Alley today said it was only the fact that she was married at the time, to Parker Stevenson, the former teen heartthrob of "The Hardy Boys" series, and father of her two children, that kept them apart.
"He is sort of the love of my live," Alley told Bianna Golodryga. "It's evolved into, you know, there was a time when I thought, 'Well, I can marry him,' and I was married."
"Of course, there's this one little glitch," she said of what, in her mind, kept them apart.
Travolta, now married to actress Kelly Preston, said he too felt the connection.
"I felt that love with Kirstie at a particular time," he said. "Kirstie was a person I could have fun with and play with. She's a playmate."
Alley, whose new show, "Kirstie," premieres Dec. 4 on TV Land, said the pair were able to move on without ever losing their close friendship.

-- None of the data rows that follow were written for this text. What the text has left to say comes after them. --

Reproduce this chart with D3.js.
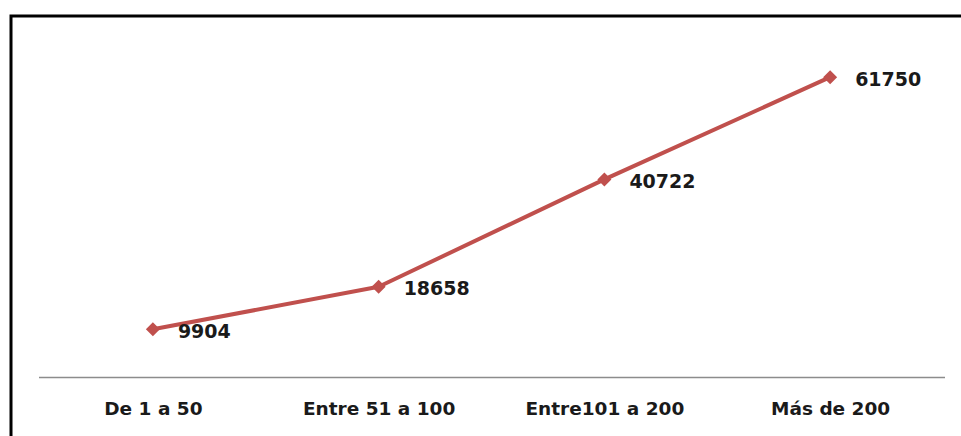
<!DOCTYPE html>
<html>
<head>
<meta charset="utf-8">
<script src="https://cdn.jsdelivr.net/npm/d3@7"></script>
<style>
  html, body { margin: 0; padding: 0; background: #fff; }
  svg { display: block; }
</style>
</head>
<body>
<svg id="chart" width="961" height="436"></svg>
<script>
// Number of households by size band
const categories = ["De 1 a 50", "Entre 51 a 100", "Entre101 a 200", "Más de 200"];
const values = [9904, 18658, 40722, 61750];
const yDomain = [0, 70000];

const svg = d3.select("#chart");
const W = 961, H = 436;

// Outer frame (extends past the right and bottom edges)
svg.append("rect")
  .attr("x", 11).attr("y", 16)
  .attr("width", W + 20).attr("height", H + 20)
  .attr("fill", "#fff")
  .attr("stroke", "#000")
  .attr("stroke-width", 3);

const plot = { left: 40, right: 943, top: 37, bottom: 377.5 };

const x = d3.scalePoint()
  .domain(categories)
  .range([plot.left, plot.right])
  .padding(0.5);

const y = d3.scaleLinear()
  .domain(yDomain)
  .range([plot.bottom, plot.top]);

// Category axis
const xAxis = d3.axisBottom(x).tickSize(0).tickPadding(24);
const gx = svg.append("g")
  .attr("transform", `translate(0,${plot.bottom})`)
  .call(xAxis);
gx.select(".domain")
  .attr("stroke", "#8c8c8c")
  .attr("stroke-width", 1.6)
  .attr("d", `M${plot.left - 1},0H${plot.right + 2}`);
gx.selectAll(".tick text")
  .attr("fill", "#1a1a1a")
  .attr("font-family", "DejaVu Sans, sans-serif")
  .attr("font-weight", "bold")
  .attr("font-size", 18.5);

const pts = categories.map((c, i) => ({ c, v: values[i] }));

// Series line
svg.append("path")
  .datum(pts)
  .attr("fill", "none")
  .attr("stroke", "#C0504D")
  .attr("stroke-width", 4)
  .attr("stroke-linejoin", "round")
  .attr("d", d3.line().x(d => x(d.c)).y(d => y(d.v)));

// Diamond markers
svg.selectAll(".marker")
  .data(pts)
  .join("path")
  .attr("class", "marker")
  .attr("transform", d => `translate(${x(d.c)},${y(d.v)})`)
  .attr("d", d3.symbol(d3.symbolDiamond2, 125)())
  .attr("fill", "#C0504D");

// Value labels
svg.selectAll(".vlabel")
  .data(pts)
  .join("text")
  .attr("class", "vlabel")
  .attr("x", d => x(d.c) + 25)
  .attr("y", d => y(d.v) + 3)
  .attr("dominant-baseline", "middle")
  .attr("fill", "#1a1a1a")
  .attr("font-family", "DejaVu Sans, sans-serif")
  .attr("font-weight", "bold")
  .attr("font-size", 19)
  .text(d => d.v);
</script>
</body>
</html>
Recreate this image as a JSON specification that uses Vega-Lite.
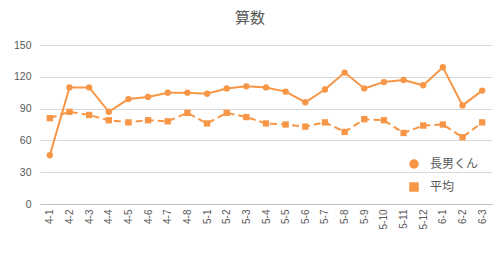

"We had to evolve into friends, and now his wife is my best girlfriend," she said. "That's how it evolved, right?"
Moving on for Travolta and Alley meant also not forgetting the times the two shared the filming of the "Look Who's Talking" movies, including a dance scene in which Alley slapped Travolta.
"He's done all these movies, and he's an iconic dancer," Alley said of Travolta, whose "Saturday Night Fever" dance moves put him in the spotlight. "We were supposed to do a dance together, and I was real cocky and he goes, 'Look, which one of us has done these movies that there's dancing in?'"
"And I go, 'I don't care. I can dance with the best of them,'" she said. "I slapped him and, boom, I throw on my sunglasses."